Traditional and new leftists in Europe are opposed to this lethal logic, while glitzy groups like the Italian Five-Star movement, but also extreme right-wing populists, continually raise new arguments in its favour that elicit incredulous headshakes from politicians in Berlin, Brussels and ultimately Paris, Rome and Warsaw too.

He who pays the piper calls the tune — and he who has debts should be grateful if he’s allowed to wash dishes for slave’s wages. The rest of the tongue-wagging that goes on is either priggish, dangerous, but mostly laughably feeble — the kind of talk that extreme left- and right-wing crackpots have always liked to indulge in during their lavish free time. The constraints of the past are the lack of alternative of today.
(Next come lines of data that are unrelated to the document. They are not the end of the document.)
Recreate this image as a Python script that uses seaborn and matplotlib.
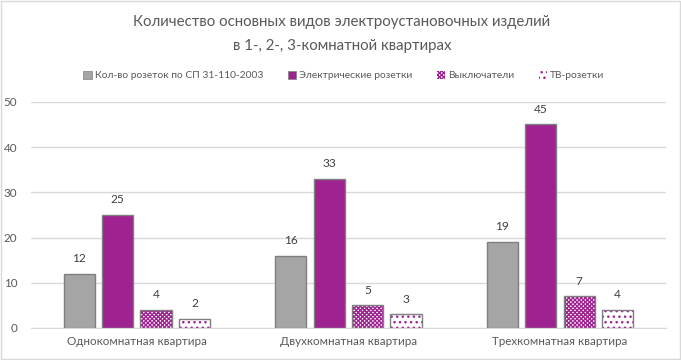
import pandas as pd
import numpy as np
import matplotlib.pyplot as plt
import seaborn as sns
from matplotlib.patches import Rectangle

flats = ['Однокомнатная квартира', 'Двухкомнатная квартира', 'Трехкомнатная квартира']
series = ['Кол-во розеток по СП 31-110-2003', 'Электрические розетки', 'Выключатели', 'ТВ-розетки']
norm_sockets = [12, 16, 19]
el_sockets = [25, 33, 45]
switches = [4, 5, 7]
tv_sockets = [2, 3, 4]

purple = '#9E2390'
gray = '#A5A5A5'
edge = '#7F7F7F'

df = pd.DataFrame({
    'flat': flats * 4,
    'kind': np.repeat(series, 3),
    'count': norm_sockets + el_sockets + switches + tv_sockets,
})

sns.set_style('white')
plt.rcParams['font.family'] = ['Lato', 'DejaVu Sans']
plt.rcParams['hatch.linewidth'] = 1.0

fig = plt.figure(figsize=(6.81, 3.6), dpi=100)
ax = fig.add_axes([0.0455, 0.089, 0.932, 0.628])
sns.barplot(data=df, x='flat', y='count', hue='kind', order=flats, hue_order=series,
            palette=[gray, purple, 'white', 'white'], saturation=1, width=0.727, gap=0.19,
            edgecolor=edge, linewidth=1, ax=ax, legend=False)

hatches = [None, None, 'xxxxxxxx', '...']
for cont, h in zip(ax.containers, hatches):
    for p in cont.patches:
        if h:
            p.set_hatch(h)
            p.set_edgecolor(purple)
            p.set_linewidth(0)
            ax.add_patch(Rectangle((p.get_x(), p.get_y()), p.get_width(), p.get_height(),
                                   fill=False, edgecolor=edge, linewidth=1, zorder=p.get_zorder() + 0.1))
    ax.bar_label(cont, padding=7, fontsize=8.6, color='#404040')

ax.set_ylim(0, 50)
ax.set_yticks(range(0, 51, 10))
ax.yaxis.grid(True, color='#D9D9D9', linewidth=1)
ax.set_axisbelow(True)
for s in ['top', 'right', 'left']:
    ax.spines[s].set_visible(False)
ax.spines['bottom'].set_color('#D9D9D9')
ax.tick_params(axis='both', length=0, labelsize=8.4, colors='#595959')
ax.tick_params(axis='y', pad=10)
ax.tick_params(axis='x', pad=6)
ax.set_xlabel('')
ax.set_ylabel('')

handles = []
for cont, h in zip(ax.containers, hatches):
    p = cont.patches[0]
    if h:
        handles.append(Rectangle((0, 0), 1, 1, facecolor='white', edgecolor=purple, hatch=h, linewidth=0))
    else:
        handles.append(Rectangle((0, 0), 1, 1, facecolor=p.get_facecolor(), edgecolor=edge, linewidth=0.5))
fig.legend(handles, series, loc='center', bbox_to_anchor=(0.505, 0.79), ncol=4, frameon=False,
           fontsize=7.4, labelcolor='#595959', handlelength=0.8, handleheight=0.8,
           handletextpad=0.3, columnspacing=2.4)

title_lines = ['Количество основных видов электроустановочных изделий',
               'в 1-, 2-, 3-комнатной квартирах']
fig.text(0.502, 1 - 22 / 360, title_lines[0], ha='center', va='center', fontsize=10.8, color='#595959')
fig.text(0.502, 1 - 46 / 360, title_lines[1], ha='center', va='center', fontsize=10.8, color='#595959')

fig.add_artist(Rectangle((0.001, 0.002), 0.997, 0.995, transform=fig.transFigure,
                         fill=False, edgecolor='#D9D9D9', linewidth=1))

fig.savefig('out.png', dpi=100)
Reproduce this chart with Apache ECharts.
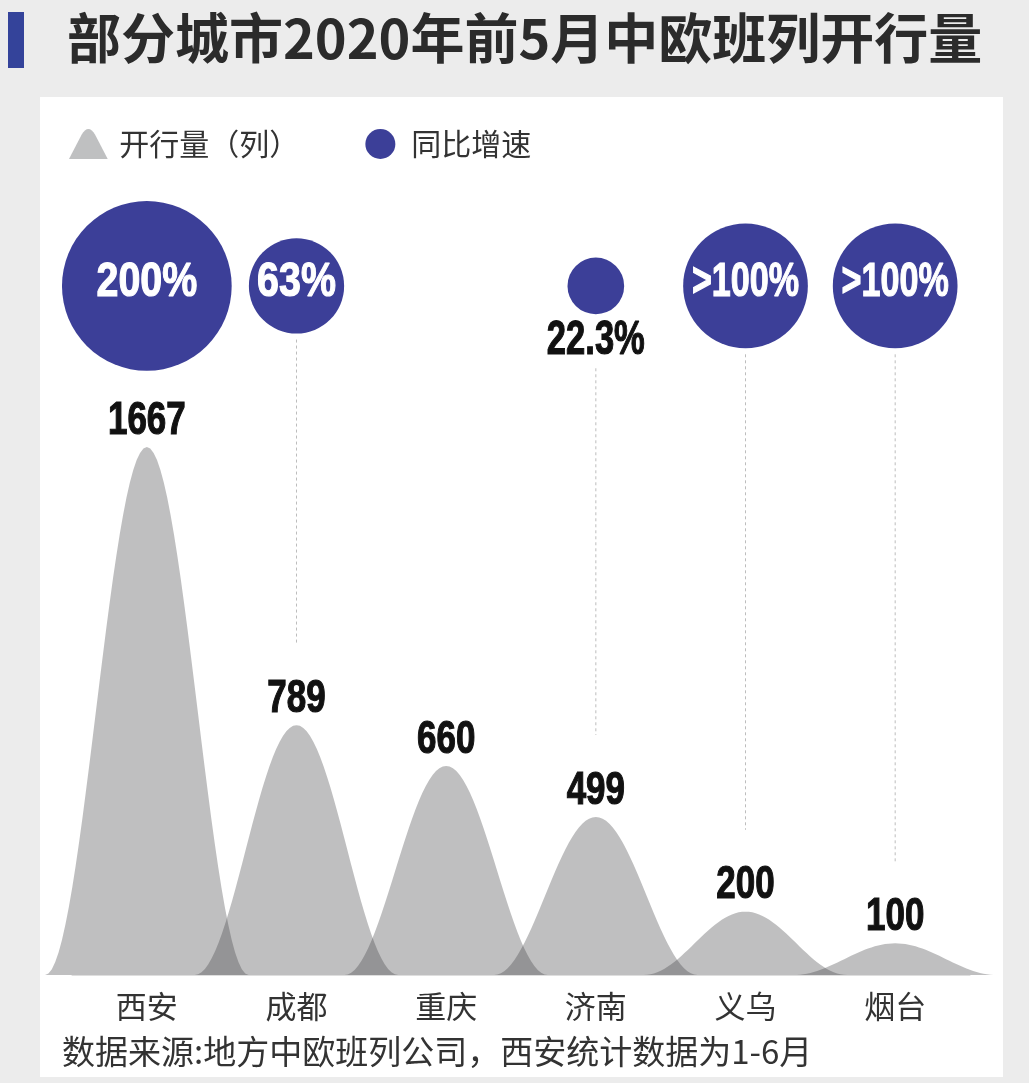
<!DOCTYPE html>
<html><head><meta charset="utf-8">
<script src="https://cdn.jsdelivr.net/npm/echarts@6/dist/echarts.min.js"></script>
<style>html,body{margin:0;padding:0;background:#ececec}#c{width:1029px;height:1083px}</style>
</head><body><div id="c"></div>
<script>
// ---- data ----
const cities = ['西安', '成都', '重庆', '济南', '义乌', '烟台'];
const trains = [1667, 789, 660, 499, 200, 100];
const growthValues = [200, 63, null, 22.3, 108, 108];
const growthLabels = ['200%', '63%', '', '22.3%', '>100%', '>100%'];
const titleText = '部分城市2020年前5月中欧班列开行量';
const sourceNote = '数据来源:地方中欧班列公司，西安统计数据为1-6月';
const seriesNames = ['开行量（列）', '同比增速'];

// ---- layout / style ----
const BUBBLE_ROW = 2176;
const NUM_FONT = "'Liberation Sans',Arial,sans-serif";
const CJK = "'Noto Sans CJK SC','Noto Sans',sans-serif";
const BLUE = '#3c3f98';
const bubbleD = v => 12 * Math.sqrt(v);

const measureCtx = document.createElement('canvas').getContext('2d');
function textW(txt, size) {
  measureCtx.font = 'bold ' + size + 'px ' + NUM_FONT;
  return measureCtx.measureText(txt).width;
}

function bellPoints(cx, by, ty, hw) {
  const pts = [];
  const N = 60;
  for (let k = 0; k <= N; k++) {
    const u = -1 + 2 * k / N;
    const f = (1 + Math.cos(Math.PI * u)) / 2;
    pts.push([cx + u * hw, by - (by - ty) * f]);
  }
  return pts;
}

function numText(txt, x, y, size, sx, valign, color) {
  return {type: 'text', x: x, y: y, scaleX: sx,
    style: {text: txt, x: 0, y: 0, align: 'center', verticalAlign: valign,
      font: 'bold ' + size + 'px ' + NUM_FONT, fill: color, stroke: color, lineWidth: 1.2}};
}

const chart = echarts.init(document.getElementById('c'), null, {renderer: 'canvas'});
const option = {
  animation: false,
  backgroundColor: '#ececec',
  title: {
    text: titleText, left: 62, top: 6,
    textStyle: {fontSize: 54, fontWeight: 'bold', color: '#2b2b2b', fontFamily: CJK}
  },
  legend: {
    left: 64, top: 124, itemWidth: 40, itemHeight: 30, itemGap: 66,
    data: [
      {name: seriesNames[0], icon: 'path://M0,32 L13,7 Q20,-5 27,7 L40,32 Z'},
      {name: seriesNames[1], icon: 'circle'}
    ],
    textStyle: {fontSize: 30, color: '#333', fontFamily: CJK, padding: [0, 0, 0, 6]}
  },
  grid: {left: 72, right: 59, top: 215, bottom: 108},
  xAxis: {
    type: 'category', data: cities,
    axisTick: {show: false},
    axisLine: {lineStyle: {color: '#dedede', width: 1}},
    axisLabel: {fontSize: 31, color: '#333', margin: 16, fontFamily: CJK}
  },
  yAxis: {type: 'value', min: 0, max: 2400, show: false},
  graphic: [
    {type: 'rect', z: -100, shape: {x: 40, y: 97, width: 963, height: 980}, style: {fill: '#ffffff'}},
    {type: 'rect', shape: {x: 8, y: 12, width: 16, height: 56}, style: {fill: '#34439a'}},
    {type: 'text', left: 62, top: 1035, style: {text: sourceNote, font: '33px ' + CJK, fill: '#333'}}
  ],
  series: [
    {
      type: 'custom', name: seriesNames[1] + '_line', silent: true, z: 1,
      data: trains.map((v, i) => [i, v]),
      renderItem(params, api) {
        const i = api.value(0);
        const g = growthValues[i];
        if (g == null) return null;
        const c = api.coord([i, BUBBLE_ROW]);
        const top = api.coord([i, api.value(1)]);
        const d = bubbleD(g);
        let y0 = c[1] + d / 2 + 6;
        if (d < 80) y0 += 48;
        const y1 = top[1] - 82;
        if (y1 - y0 < 20) return null;
        return {type: 'line', shape: {x1: c[0], y1: y0, x2: c[0], y2: y1},
          style: {stroke: '#bdbdbd', lineWidth: 1, lineDash: [3, 3]}};
      }
    },
    {
      type: 'custom', name: seriesNames[0], z: 2,
      itemStyle: {color: '#bfc0c1'},
      data: trains.map((v, i) => [i, v]),
      renderItem(params, api) {
        const i = api.value(0);
        const base = api.coord([i, 0]);
        const top = api.coord([i, api.value(1)]);
        const hw = api.size([1, 0])[0] * 0.68;
        return {type: 'group', children: [
          {type: 'polygon', shape: {points: bellPoints(base[0], base[1], top[1], hw)},
            style: {fill: 'rgba(60,61,63,0.33)'}},
          numText(String(api.value(1)), top[0], top[1] - 3, 46, 0.76, 'bottom', '#111')
        ]};
      }
    },
    {
      type: 'custom', name: seriesNames[1], z: 3,
      itemStyle: {color: BLUE},
      data: growthValues.map((v, i) => v == null ? null : [i, BUBBLE_ROW, v]).filter(Boolean),
      renderItem(params, api) {
        const i = api.value(0);
        const g = api.value(2);
        const c = api.coord([i, BUBBLE_ROW]);
        const d = bubbleD(g);
        const txt = growthLabels[i];
        const size = 48;
        const children = [{type: 'circle', shape: {cx: c[0], cy: c[1], r: d / 2}, style: {fill: BLUE}}];
        if (d >= 80) {
          const sx = Math.min(0.82, d * 0.86 / textW(txt, size));
          children.push(numText(txt, c[0], c[1] - 3, size, sx, 'middle', '#fff'));
        } else {
          children.push(numText(txt, c[0], c[1] + d / 2 + 2, size, 0.72, 'top', '#111'));
        }
        return {type: 'group', children: children};
      }
    }
  ]
};
chart.setOption(option);
</script></body></html>
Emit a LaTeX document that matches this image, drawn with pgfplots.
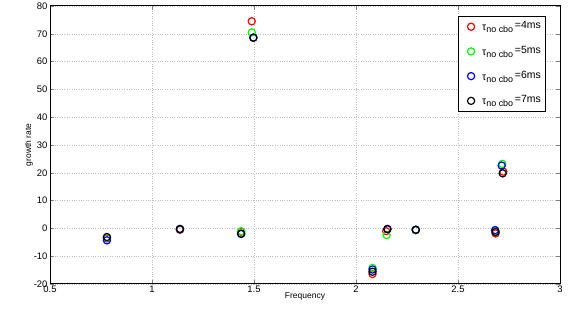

Dieser Beitrag ist die Übertragung eines Kommentars von Ambros Waibel zur Griechenlandkrise. Deutschsprachiges Orginal.

The principle is at stake

The Greek Syriza government has not only gone against this logic; it has risked a showdown. The results of its domestic policies are not relevant in its evaluation: true, Tsipras has barely touched the military budget, but he has launched a policy to grant Greek citizenship to foreign immigrants. As far as Berlin is concerned, however, it’s six of one, half a dozen of the other: principles and politics are at stake.

The wobbles over the future of the EU and the euro have already lost more money on the stock exchanges than Greek sloppiness could ever fritter away: 287 billion euros alone this Monday according to figures. But those are costs that real-life liberalism writes off, so that the Greek government’s „irrational” behaviour and its kind remains a one-off episode.

And it will probably succeed too: the left-wing populist movement is still under construction in Spain, almost non-existent in Portugal, and not one significant left-wing party exists in Italy anymore. Over there, as in France, criticism of the neo-liberal system is articulated mostly by the right, whether it’s the Front National or Lega Nord, who have largely modelled themselves on their French counterparts over the past few years. Syriza’s politics was a proposal to the system to show good will. It was both naïve and impassioned, as is always the case when human dignity is at stake.

The next attempt for alternative politics, at least in the EU, will be a few illusions poorer.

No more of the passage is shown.